Oxenford also had notable TV guest roles including the sitcom Man About the House (1973) as Mrs. Plummer and in EastEnders (1990) as Alice Dutton, and featured in the mini-series The Children of Green Knowe (1986).
as Mrs. Oldknow

==Early life and early career==
Oxenford was born in North Finchley, England on 31 October 1919, to chartered accountant Dudley Oxenford and his wife Marie (née du Grivel), a writer of historical fiction.

==Early career==
She first appeared on stage at the age of thirteen and trained at the Embassy School of Acting in Swiss Cottage, North London. She was briefly employed by a bank before working in censorship during World War II while performing in revues in her spare time. At the end of the war she toured with ENSA before returning to revues in London.

After her marriage she moved to Manchester and appeared regularly at the Library Theatre and the Royal Exchange Theatre as well as in the West End. In 1947 she successfully auditioned for Joyce Grenfell, who became a close friend and godmother to Oxenford's daughter.

==Radio and television==
Among her most high-profile roles was the voice – "Are you sitting comfortably ...?" – for BBC radio's Listen with Mother from 1950 to 1971; she was also a reader on the newspaper review programme What the Papers Say for more than thirty years. One of the original cast members of Coronation Street, she played Esther Hayes from 1960 to 1963, 1971 and 1972. She played Mrs Patterson, the owner of the village shop, in the popular sitcom To the Manor Born. In the 1970s and early 1980s, she was part of Listen to Les The Les Dawson Radio Show on Radio 2, and performed in The Clitheroe Kid radio comedy series from time to time. She played Chrissy's mother in three episodes of Man About the House (1973–76).

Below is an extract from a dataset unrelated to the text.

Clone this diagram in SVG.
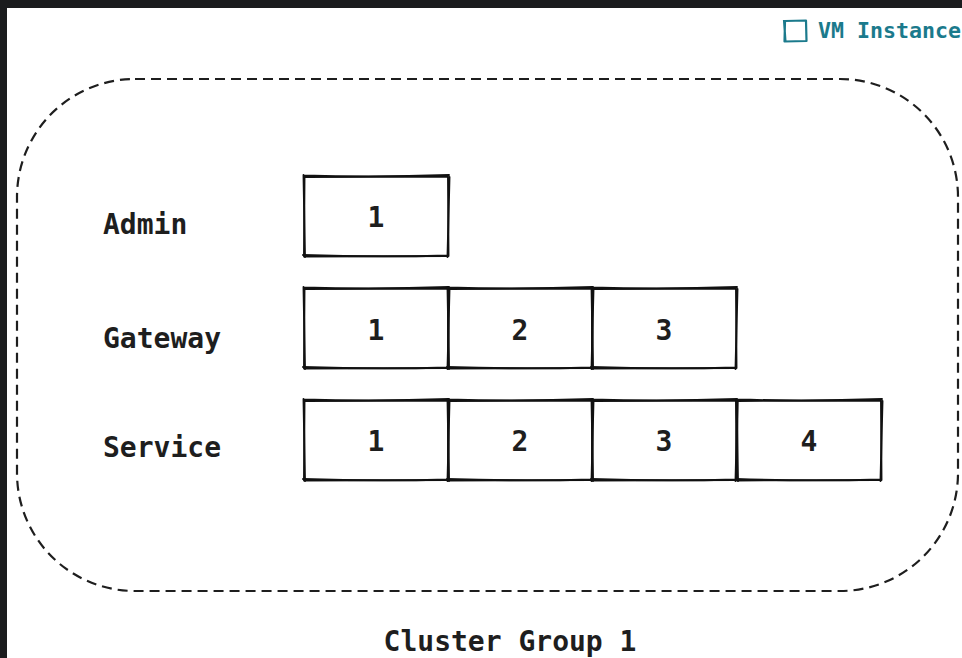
<svg xmlns="http://www.w3.org/2000/svg" width="962" height="658" viewBox="0 0 962 658">
  <style>
    .lbl { font-family: "DejaVu Sans Mono", "Liberation Mono", monospace; font-size: 28px; font-weight: bold; fill: #1e1e1e; }
    .num { font-family: "DejaVu Sans Mono", "Liberation Mono", monospace; font-size: 28px; font-weight: bold; fill: #1e1e1e; text-anchor: middle; }
    .sk { fill: none; stroke: #111111; stroke-width: 1.9; stroke-linecap: round; stroke-linejoin: round; }
    .legend { font-family: "DejaVu Sans Mono", "Liberation Mono", monospace; font-size: 21.6px; font-weight: bold; fill: #1b7a8c; }
  </style>
  <defs>
    <!-- one sketchy cell, 144 x 80 -->
    <g id="cell">
      <path class="sk" d="M0.5 1 L144 0.5 L144.5 80 L0 80.5 Z"/>
      <path class="sk" d="M-0.5 -0.5 Q72 1.5 145 -1 M145.5 1 L143.5 81 M144 79.5 Q72 81.5 -1 79 M1 81 L-0.5 -1"/>
    </g>
  </defs>

  <rect x="0" y="0" width="962" height="658" fill="#ffffff"/>
  <!-- window frame -->
  <rect x="0" y="0" width="962" height="8" fill="#1b1c1e"/>
  <rect x="0" y="0" width="7" height="658" fill="#1b1c1e"/>

  <!-- legend -->
  <g id="legend">
    <path d="M785 21 L806 20.5 L806.5 41 L784.5 41.5 Z M784 20 L785.5 42" fill="none" stroke="#1b7a8c" stroke-width="2.2" stroke-linejoin="round"/>
    <text class="legend" x="818" y="38">VM Instance</text>
  </g>

  <!-- cluster boundary -->
  <g id="cluster">
    <rect x="17" y="79" width="941" height="512" rx="118" ry="118" fill="none" stroke="#1e1e1e" stroke-width="2.2" stroke-dasharray="10 6"/>
    <text class="num" x="510" y="651">Cluster Group 1</text>
  </g>

  <!-- row labels -->
  <g id="labels">
    <text class="lbl" x="103" y="234">Admin</text>
    <text class="lbl" x="103" y="348">Gateway</text>
    <text class="lbl" x="103" y="457">Service</text>
  </g>

  <!-- admin row -->
  <g id="admin-1">
    <use href="#cell" x="304" y="176"/>
    <text class="num" x="376" y="227">1</text>
  </g>

  <!-- gateway row -->
  <g id="gateway-1">
    <use href="#cell" x="304" y="288"/>
    <text class="num" x="376" y="340">1</text>
  </g>
  <g id="gateway-2">
    <use href="#cell" x="448" y="288"/>
    <text class="num" x="520" y="340">2</text>
  </g>
  <g id="gateway-3">
    <use href="#cell" x="592" y="288"/>
    <text class="num" x="664" y="340">3</text>
  </g>

  <!-- service row -->
  <g id="service-1">
    <use href="#cell" x="304" y="400"/>
    <text class="num" x="376" y="451">1</text>
  </g>
  <g id="service-2">
    <use href="#cell" x="448" y="400"/>
    <text class="num" x="520" y="451">2</text>
  </g>
  <g id="service-3">
    <use href="#cell" x="592" y="400"/>
    <text class="num" x="664" y="451">3</text>
  </g>
  <g id="service-4">
    <use href="#cell" x="737" y="400"/>
    <text class="num" x="809" y="451">4</text>
  </g>

  <g id="connectors"/>
</svg>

Other TV credits include: The Sweeney, The Duchess of Duke Street, Yanks Go Home, Juliet Bravo, Drop The Dead Donkey, The Children of Green Knowe and Hetty Wainthropp Investigates. She also voiced several of the female kid characters in Cosgrove Hall's The Wind in the Willows. In 1987 she appeared in the Doctor Who serial Dragonfire. She filmed a scene as an elderly Agatha Christie for the 2008 episode The Unicorn and the Wasp, but was cut from the final broadcast version, though it later featured on the DVD release. In 2006, she guest-starred in the audio drama Sapphire and Steel: Cruel Immortality. She appeared in three episodes of Midsomer Murders (2004–2008) as Muriel, Cully's grandmother. Her film credits include That'll Be the Day (1973), All Creatures Great and Small (1975) and Sweet William (1980). Her voice was used for a Listen With Mother programme in 1977 for the sitcom Rising Damp.

==Personal life==
Oxenford lived at The Close off Wainwright Road, Altrincham, for 50 years. She was married to David Marshall from 1951 until his death in February 2003. They had two daughters, one of whom, Sophie Marshall, was a former casting director at the Royal Exchange Theatre. Following the death of her husband, she lived at Denville Hall, where she died on 21 December 2012, aged 93.